INFORMATION SHOWN:
## start
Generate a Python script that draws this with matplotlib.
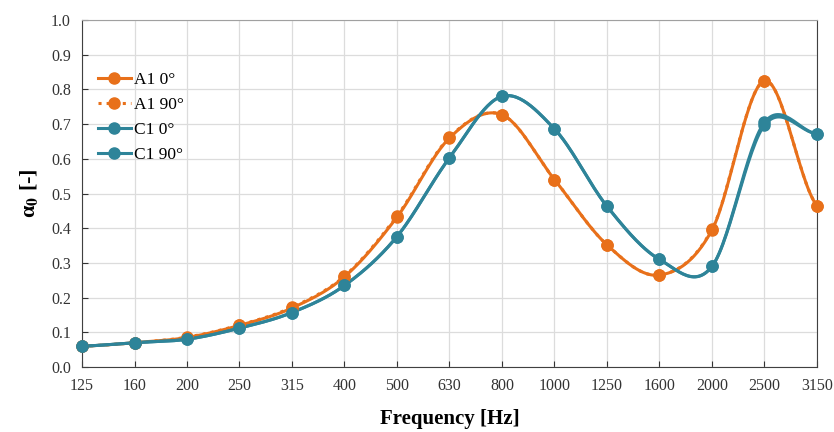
import matplotlib
matplotlib.use("Agg")
import matplotlib.pyplot as plt
import numpy as np

# données
freqs = ["125", "160", "200", "250", "315", "400", "500", "630", "800",
         "1000", "1250", "1600", "2000", "2500", "3150"]
a1_0 = [0.060, 0.070, 0.085, 0.120, 0.170, 0.260, 0.432, 0.660, 0.727,
        0.540, 0.352, 0.265, 0.395, 0.825, 0.465]
a1_90 = [0.060, 0.070, 0.086, 0.121, 0.172, 0.262, 0.435, 0.662, 0.727,
         0.540, 0.352, 0.265, 0.397, 0.825, 0.465]
c1_0 = [0.060, 0.070, 0.080, 0.112, 0.157, 0.235, 0.376, 0.603, 0.780,
        0.686, 0.463, 0.310, 0.290, 0.697, 0.672]
c1_90 = [0.060, 0.070, 0.080, 0.112, 0.157, 0.235, 0.376, 0.603, 0.780,
         0.686, 0.463, 0.310, 0.290, 0.705, 0.672]

orange = "#E8701A"
bleu = "#2E8499"


def lissage(y, n=30):
    # courbe lissée façon Excel (Catmull-Rom)
    y = np.asarray(y, float)
    x = np.arange(len(y), dtype=float)
    xs, ys = [], []
    for i in range(len(y) - 1):
        p0 = y[i - 1] if i > 0 else y[i]
        p3 = y[i + 2] if i + 2 < len(y) else y[i + 1]
        p1, p2 = y[i], y[i + 1]
        t = np.linspace(0, 1, n)
        yy = 0.5 * ((2 * p1) + (-p0 + p2) * t + (2 * p0 - 5 * p1 + 4 * p2 - p3) * t ** 2
                    + (-p0 + 3 * p1 - 3 * p2 + p3) * t ** 3)
        xs.append(x[i] + t)
        ys.append(yy)
    return np.concatenate(xs), np.concatenate(ys)


plt.rcParams['font.family'] = ['Liberation Serif', 'DejaVu Serif']
plt.rcParams['mathtext.fontset'] = 'stix'

fig = plt.figure(figsize=(8.34, 4.32), dpi=100)
ax = fig.add_axes([82 / 834, 65 / 432, 735 / 834, 347 / 432])

x = np.arange(len(freqs))
series = [(a1_0, orange, "-", "A1 0°"),
          (a1_90, orange, ":", "A1 90°"),
          (c1_0, bleu, "-", "C1 0°"),
          (c1_90, bleu, "-", "C1 90°")]
for y, col, ls, lab in series:
    xs, ys = lissage(y)
    ax.plot(xs, ys, color=col, lw=2.2, ls=ls, zorder=3)
    ax.plot(x, y, "o", color=col, ms=8, zorder=4, clip_on=False)
    ax.plot([], [], color=col, lw=2.2, ls=ls, marker="o", ms=8, label=lab)

ax.set_xlim(0, len(freqs) - 1)
ax.set_ylim(0, 1.0)
ax.set_xticks(x)
ax.set_xticklabels(freqs)
ax.set_yticks(np.arange(0, 1.01, 0.1))
ax.set_yticklabels(["%.1f" % v for v in np.arange(0, 1.01, 0.1)])
ax.grid(True, color="#DCDCDC", lw=0.9)
ax.set_axisbelow(True)
ax.tick_params(direction="in", length=4, labelsize=11.5, colors="#333333",
               labelcolor="#333333", pad=8)
for s in ["left", "bottom", "right"]:
    ax.spines[s].set_color("#404040")
ax.spines["top"].set_color("#A0A0A0")

ax.set_xlabel("Frequency [Hz]", fontsize=15, fontweight="bold", labelpad=11)
ax.set_ylabel(r"α$_\mathbf{0}$ [-]", fontsize=16,
              fontweight="bold", labelpad=8)

leg = ax.legend(loc="upper left", bbox_to_anchor=(0.0, 0.895), frameon=False,
                fontsize=12.5, handlelength=1.9, handletextpad=0.2, labelspacing=0.5)

fig.savefig("out.png", dpi=100)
## end
TASK GOAL: Without the pictures, write out all of the material exactly.

RESPONSE TO THIS TASK:
Generate a Python script that draws this with matplotlib.
import matplotlib
matplotlib.use("Agg")
import matplotlib.pyplot as plt
import numpy as np

# données
freqs = ["125", "160", "200", "250", "315", "400", "500", "630", "800",
         "1000", "1250", "1600", "2000", "2500", "3150"]
a1_0 = [0.060, 0.070, 0.085, 0.120, 0.170, 0.260, 0.432, 0.660, 0.727,
        0.540, 0.352, 0.265, 0.395, 0.825, 0.465]
a1_90 = [0.060, 0.070, 0.086, 0.121, 0.172, 0.262, 0.435, 0.662, 0.727,
         0.540, 0.352, 0.265, 0.397, 0.825, 0.465]
c1_0 = [0.060, 0.070, 0.080, 0.112, 0.157, 0.235, 0.376, 0.603, 0.780,
        0.686, 0.463, 0.310, 0.290, 0.697, 0.672]
c1_90 = [0.060, 0.070, 0.080, 0.112, 0.157, 0.235, 0.376, 0.603, 0.780,
         0.686, 0.463, 0.310, 0.290, 0.705, 0.672]

orange = "#E8701A"
bleu = "#2E8499"


def lissage(y, n=30):
    # courbe lissée façon Excel (Catmull-Rom)
    y = np.asarray(y, float)
    x = np.arange(len(y), dtype=float)
    xs, ys = [], []
    for i in range(len(y) - 1):
        p0 = y[i - 1] if i > 0 else y[i]
        p3 = y[i + 2] if i + 2 < len(y) else y[i + 1]
        p1, p2 = y[i], y[i + 1]
        t = np.linspace(0, 1, n)
        yy = 0.5 * ((2 * p1) + (-p0 + p2) * t + (2 * p0 - 5 * p1 + 4 * p2 - p3) * t ** 2
                    + (-p0 + 3 * p1 - 3 * p2 + p3) * t ** 3)
        xs.append(x[i] + t)
        ys.append(yy)
    return np.concatenate(xs), np.concatenate(ys)


plt.rcParams['font.family'] = ['Liberation Serif', 'DejaVu Serif']
plt.rcParams['mathtext.fontset'] = 'stix'

fig = plt.figure(figsize=(8.34, 4.32), dpi=100)
ax = fig.add_axes([82 / 834, 65 / 432, 735 / 834, 347 / 432])

x = np.arange(len(freqs))
series = [(a1_0, orange, "-", "A1 0°"),
          (a1_90, orange, ":", "A1 90°"),
          (c1_0, bleu, "-", "C1 0°"),
          (c1_90, bleu, "-", "C1 90°")]
for y, col, ls, lab in series:
    xs, ys = lissage(y)
    ax.plot(xs, ys, color=col, lw=2.2, ls=ls, zorder=3)
    ax.plot(x, y, "o", color=col, ms=8, zorder=4, clip_on=False)
    ax.plot([], [], color=col, lw=2.2, ls=ls, marker="o", ms=8, label=lab)

ax.set_xlim(0, len(freqs) - 1)
ax.set_ylim(0, 1.0)
ax.set_xticks(x)
ax.set_xticklabels(freqs)
ax.set_yticks(np.arange(0, 1.01, 0.1))
ax.set_yticklabels(["%.1f" % v for v in np.arange(0, 1.01, 0.1)])
ax.grid(True, color="#DCDCDC", lw=0.9)
ax.set_axisbelow(True)
ax.tick_params(direction="in", length=4, labelsize=11.5, colors="#333333",
               labelcolor="#333333", pad=8)
for s in ["left", "bottom", "right"]:
    ax.spines[s].set_color("#404040")
ax.spines["top"].set_color("#A0A0A0")

ax.set_xlabel("Frequency [Hz]", fontsize=15, fontweight="bold", labelpad=11)
ax.set_ylabel(r"α$_\mathbf{0}$ [-]", fontsize=16,
              fontweight="bold", labelpad=8)

leg = ax.legend(loc="upper left", bbox_to_anchor=(0.0, 0.895), frameon=False,
                fontsize=12.5, handlelength=1.9, handletextpad=0.2, labelspacing=0.5)

fig.savefig("out.png", dpi=100)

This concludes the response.